The winner of the Special Jury Award in narrative feature competition at the SXSW film festival, Orphans is a potent story from young director Russo-Young. She directs her characters with zeal and yet a sense of distance, allowing the performers to provide flexibility and sincerity for their relationship. Russo-Young utilizes the digital format here, filming the barren wintery settings with ingenuity and lining up her shots with care. It is a good-looking picture, working well off of a small budget.
James Katharine Flynn stars as Sonia, one of two sisters left orphaned after the death of their parents. As we are introduced to her, she is shooting baskets in a gym and is missing every shot she takes. She is wished a “Happy Birthday” by a class full of youngsters and heads off to an isolated farmhouse to spend some time with her sister, Rosie (Lily Wheelwright). Rosie is an artist trying to make ends meet and she is under the impression that she is going to visit her sister for a birthday party.
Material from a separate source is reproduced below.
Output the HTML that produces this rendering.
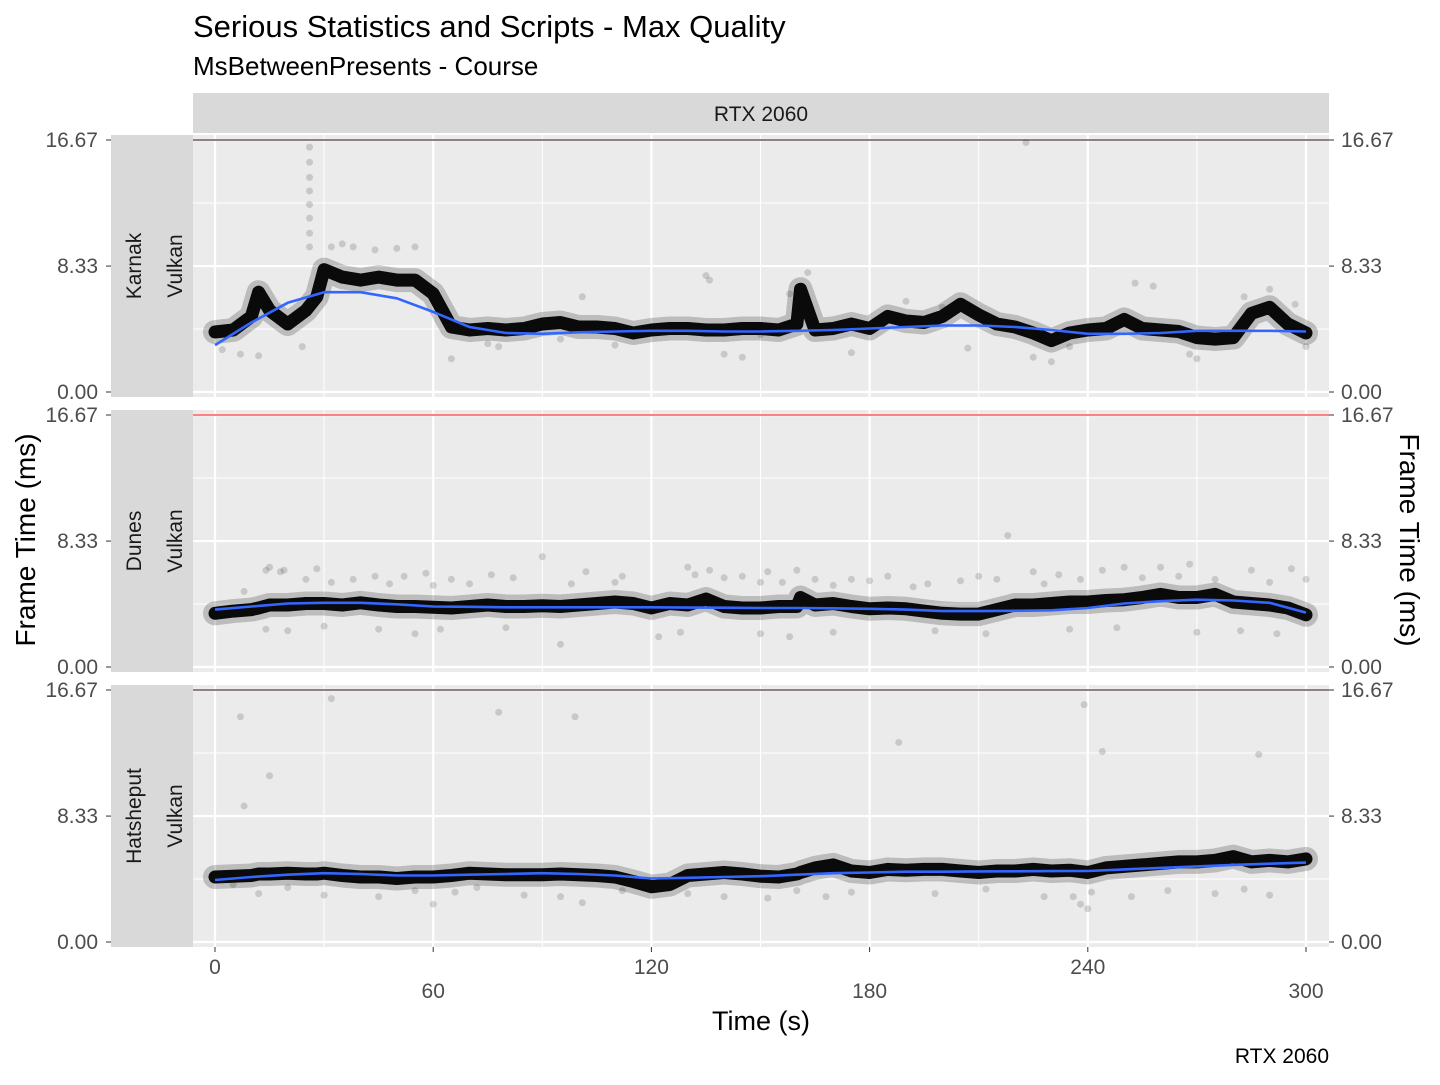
<!DOCTYPE html>
<html><head><meta charset="utf-8"><style>
body{margin:0;background:#fff;}
svg text{font-family:"Liberation Sans",sans-serif;}
</style></head><body>
<svg id="chart" width="1440" height="1080" viewBox="0 0 1440 1080" xmlns="http://www.w3.org/2000/svg">
<text x="193" y="37" font-size="31" fill="#000">Serious Statistics and Scripts - Max Quality</text>
<text x="193" y="75" font-size="26" fill="#000">MsBetweenPresents - Course</text>
<rect x="193" y="93" width="1136" height="40" fill="#d9d9d9"/>
<text x="761" y="121" font-size="21" text-anchor="middle" fill="#1a1a1a">RTX 2060</text>
<g id="panels"></g>
<text transform="translate(35,540) rotate(-90)" font-size="28" text-anchor="middle">Frame Time (ms)</text>
<text transform="translate(1400,540) rotate(90)" font-size="28" text-anchor="middle">Frame Time (ms)</text>
<text x="761" y="1030" font-size="27" text-anchor="middle">Time (s)</text>
<text x="1329" y="1063" font-size="21" text-anchor="end">RTX 2060</text>
</svg>
<script>
const bandTimes = [0,5,10,12,15,20,25,28,30,35,40,45,50,55,60,65,70,75,80,85,90,95,100,105,110,115,120,125,130,135,140,145,150,155,160,161,165,170,175,180,185,190,195,200,205,210,215,220,225,230,235,240,245,250,255,260,265,270,275,280,285,290,295,300];
const karnakBand = [3.97,4.1,5.0,6.6,5.4,4.5,5.4,6.3,8.1,7.6,7.4,7.6,7.4,7.4,6.5,4.3,4.1,4.2,4.1,4.2,4.5,4.6,4.3,4.3,4.2,3.9,4.1,4.2,4.2,4.1,4.1,4.2,4.2,4.1,4.5,6.8,4.1,4.2,4.5,4.2,5.0,4.7,4.6,5.0,5.8,5.1,4.5,4.3,3.9,3.4,3.9,4.1,4.2,4.8,4.2,4.1,4.0,3.6,3.5,3.6,5.2,5.6,4.5,3.9];
const dunesBand = [3.55,3.7,3.8,3.9,4.1,4.1,4.2,4.2,4.2,4.1,4.25,4.1,4.0,4.0,3.95,3.9,4.0,4.1,4.0,4.0,4.05,4.0,4.1,4.2,4.3,4.2,3.9,4.2,4.1,4.5,4.0,3.9,3.9,4.0,4.0,4.6,4.1,4.2,4.0,3.85,3.9,3.85,3.7,3.55,3.5,3.5,3.8,4.1,4.1,4.2,4.3,4.3,4.4,4.45,4.6,4.8,4.6,4.6,4.8,4.3,4.2,4.1,3.9,3.45];
const hatshepsutBand = [4.3,4.35,4.4,4.5,4.5,4.55,4.5,4.5,4.55,4.4,4.3,4.3,4.2,4.3,4.3,4.4,4.55,4.5,4.45,4.45,4.45,4.5,4.45,4.4,4.3,4.0,3.65,3.8,4.4,4.5,4.6,4.5,4.35,4.3,4.5,4.6,4.9,5.1,4.7,4.6,4.8,4.75,4.8,4.8,4.7,4.6,4.7,4.7,4.8,4.7,4.75,4.6,4.9,5.0,5.1,5.2,5.3,5.3,5.4,5.65,5.3,5.4,5.3,5.5];
const smoothTimes = [0,10,20,30,40,50,60,70,80,90,100,110,120,130,140,150,160,170,180,190,200,210,220,230,240,250,260,270,280,290,300];
const karnakSmooth = [3.1,4.6,5.9,6.6,6.6,6.2,5.3,4.3,3.9,3.85,3.95,4.0,4.05,4.05,4.0,4.0,4.05,4.1,4.2,4.3,4.4,4.4,4.3,4.1,3.85,3.85,3.9,4.05,4.05,4.05,4.0];
const dunesSmooth = [3.8,4.0,4.2,4.25,4.25,4.15,4.0,3.98,3.95,3.95,3.95,3.95,3.95,3.93,3.92,3.9,3.9,3.88,3.85,3.8,3.7,3.7,3.72,3.75,3.9,4.2,4.35,4.45,4.4,4.25,3.6];
const hatshepsutSmooth = [4.1,4.3,4.45,4.55,4.5,4.4,4.4,4.45,4.5,4.55,4.5,4.4,4.2,4.25,4.3,4.35,4.45,4.55,4.6,4.65,4.65,4.67,4.68,4.69,4.7,4.8,4.9,5.0,5.1,5.18,5.25];
const karnakOutT = [26,26,26,26,26,26,26,26,32,35,38,44,50,55,2,7,12,24,65,75,78,95,101,110,135,136,140,145,150,158,163,175,190,200,207,223,225,230,235,253,258,268,270,283,290,297,300];
const karnakOutV = [16.2,15.2,14.2,13.3,12.4,11.5,10.5,9.6,9.6,9.8,9.6,9.4,9.5,9.6,2.8,2.5,2.4,3.0,2.2,3.2,3.0,3.5,6.3,3.1,7.7,7.4,2.5,2.3,3.8,6.5,7.9,2.6,6.0,5.6,2.9,16.5,2.3,2.0,3.0,7.2,7.0,2.5,2.2,6.3,6.8,5.8,3.0];
const dunesOutT = [8,14,15,18,19,25,28,32,38,44,48,52,58,60,65,70,76,82,90,98,102,110,112,130,132,136,140,145,150,152,156,160,165,170,175,180,185,192,196,205,210,215,218,225,228,232,238,244,250,255,260,265,268,275,285,290,296,300,14,20,30,45,55,62,80,95,122,128,150,158,170,198,212,235,248,270,282,292];
const dunesOutV = [5.0,6.4,6.6,6.3,6.4,5.8,6.5,5.6,5.8,6.0,5.5,6.0,6.2,5.4,5.8,5.5,6.1,5.9,7.3,5.5,6.3,5.6,6.0,6.6,6.1,6.4,5.9,6.0,5.6,6.3,5.6,6.4,5.8,5.4,5.8,5.7,6.0,5.3,5.5,5.7,6.0,5.8,8.7,6.3,5.5,6.1,5.8,6.4,6.6,5.9,6.6,6.0,6.8,5.8,6.4,5.6,6.5,5.8,2.5,2.4,2.7,2.5,2.2,2.5,2.6,1.5,2.0,2.3,2.2,2.0,2.3,2.4,2.2,2.5,2.6,2.3,2.4,2.2];
const hatshepsutOutT = [7,8,15,32,78,99,188,239,244,287,5,12,20,30,45,55,60,66,72,85,95,101,112,120,130,140,152,160,168,175,198,212,228,236,238,240,241,252,262,275,283,290];
const hatshepsutOutV = [14.9,9.0,11.0,16.1,15.2,14.9,13.2,15.7,12.6,12.4,3.8,3.2,3.6,3.1,3.0,3.4,2.5,3.3,3.6,3.1,3.0,2.6,3.4,3.8,3.2,3.0,2.9,3.4,3.0,3.3,3.2,3.5,3.0,3.0,2.5,2.2,3.3,3.0,3.4,3.2,3.5,3.1];

const panels = [
  {name:'karnak', label:'Karnak', band:karnakBand, smooth:karnakSmooth, outT:karnakOutT, outV:karnakOutV},
  {name:'dunes', label:'Dunes', band:dunesBand, smooth:dunesSmooth, outT:dunesOutT, outV:dunesOutV},
  {name:'hatshepsut', label:'Hatsheput', band:hatshepsutBand, smooth:hatshepsutSmooth, outT:hatshepsutOutT, outV:hatshepsutOutV}
];
const yTicks = [0, 8.33, 16.67];
const yTickLabels = ['0.00','8.33','16.67'];
const yMinor = [4.165, 12.5];
const xTicks = [0,60,120,180,240,300];
const xMinor = [30,90,150,210,270];

const NS = 'http://www.w3.org/2000/svg';
const root = document.getElementById('panels');
const PX0 = 193, PW = 1136, PH = 262;
const xs = t => 215 + t * (1306 - 215) / 300;
function mk(tag, attrs, parent){
  const e = document.createElementNS(NS, tag);
  for (const k in attrs) e.setAttribute(k, attrs[k]);
  (parent || root).appendChild(e);
  return e;
}
panels.forEach((p, i) => {
  const top = 135 + i * 275;
  const ys = v => top + 5 + (16.67 - v) * 252 / 16.67;
  const g = mk('g', {});
  
  
  const bg = mk('rect', {x:PX0, y:top, width:PW, height:PH, fill:'#ebebeb'}, g);
  
  
  const strip = mk('rect', {x:111, y:top, width:82, height:PH, fill:'#d9d9d9'}, g);
  
  
  const l1 = mk('text', {transform:`translate(141,${top+PH/2}) rotate(-90)`, 'font-size':21, 'text-anchor':'middle', fill:'#1a1a1a'}, g);
  l1.textContent = p.label;
  
  
  const l2 = mk('text', {transform:`translate(182,${top+PH/2}) rotate(-90)`, 'font-size':21, 'text-anchor':'middle', fill:'#1a1a1a'}, g);
  l2.textContent = 'Vulkan';
  
  
  yMinor.forEach(v => {
    const gl = mk('line', {x1:PX0, x2:PX0+PW, y1:ys(v), y2:ys(v), stroke:'#fff', 'stroke-width':1}, g);
    
    
  });
  xMinor.forEach(t => {
    const gl = mk('line', {x1:xs(t), x2:xs(t), y1:top, y2:top+PH, stroke:'#fff', 'stroke-width':1}, g);
    
    
  });
  yTicks.forEach((v, k) => {
    const gl = mk('line', {x1:PX0, x2:PX0+PW, y1:ys(v), y2:ys(v), stroke:'#fff', 'stroke-width':2.2}, g);
    
    
    const tl = mk('line', {x1:106, x2:111, y1:ys(v), y2:ys(v), stroke:'#333', 'stroke-width':1}, g);
    
    
    const tr = mk('line', {x1:PX0+PW, x2:PX0+PW+5, y1:ys(v), y2:ys(v), stroke:'#333', 'stroke-width':1}, g);
    
    
    const a = mk('text', {x:98, y:ys(v)+7, 'font-size':21, 'text-anchor':'end', fill:'#4d4d4d'}, g);
    a.textContent = yTickLabels[k];
    
    
    const b = mk('text', {x:1341, y:ys(v)+7, 'font-size':21, fill:'#4d4d4d'}, g);
    b.textContent = yTickLabels[k];
    
    
  });
  xTicks.forEach(t => {
    const gl = mk('line', {x1:xs(t), x2:xs(t), y1:top, y2:top+PH, stroke:'#fff', 'stroke-width':2.2}, g);
    
    
  });
  const ref = mk('line', {x1:PX0, x2:PX0+PW, y1:ys(16.67), y2:ys(16.67), stroke: i===1 ? '#ff0000' : '#200000', 'stroke-width':1}, g);
  
  
  p.outT.forEach((t, k) => {
    const c = mk('circle', {cx:xs(t), cy:ys(p.outV[k]), r:3.5, fill:'#000', 'fill-opacity':0.15}, g);
    
    
  });
  const pts = bandTimes.map((t, k) => xs(t).toFixed(1) + ',' + ys(p.band[k]).toFixed(1)).join(' ');
  const halo = mk('polyline', {points:pts, fill:'none', stroke:'#000', 'stroke-opacity':0.2, 'stroke-width':24, 'stroke-linejoin':'round', 'stroke-linecap':'round'}, g);
  
  
  const band = mk('polyline', {points:pts, fill:'none', stroke:'#0a0a0a', 'stroke-width':13, 'stroke-linejoin':'round', 'stroke-linecap':'round'}, g);
  
  
  const spts = smoothTimes.map((t, k) => xs(t).toFixed(1) + ',' + ys(p.smooth[k]).toFixed(1)).join(' ');
  const sm = mk('polyline', {points:spts, fill:'none', stroke:'#3366ff', 'stroke-width':2.6, 'stroke-linejoin':'round'}, g);
  
  
});
xTicks.forEach((t, k) => {
  const tk = mk('line', {x1:xs(t), x2:xs(t), y1:947, y2:952, stroke:'#333', 'stroke-width':1});
  
  
  const lb = mk('text', {x:xs(t), y: k % 2 === 0 ? 974 : 998, 'font-size':21, 'text-anchor':'middle', fill:'#4d4d4d'});
  lb.textContent = String(t);
  
  
});
</script>
</body></html>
When Rosie reaches her sister, however, she learns that the party is comprised of the two of them and Sonia has lied about the other guests. Instead, the birthday celebration becomes about Sonia’s attempts at resolution, forming a family dynamic, and seeking company. She is lonesome and longs for a relationship with her distant sister, but the problems between the two of them and the heartache contained in their past threatens to take all that remains.
The performances lie at the core of Orphans. Essentially a two-person play, the film plays out with sequences of discussion, dispute, and passionate diatribes between Rosie and Sonia. Both have skeletons in their closets; Sonia drinks too much and Rosie pops pills. Their attempts at coming together are often stalled by unalterable tensions, perhaps born from the death of their parents or perhaps born before then. There are moments of stillness, too, and a beautifully shot sequence of the two characters dancing with one another that quickly becomes a physical altercation.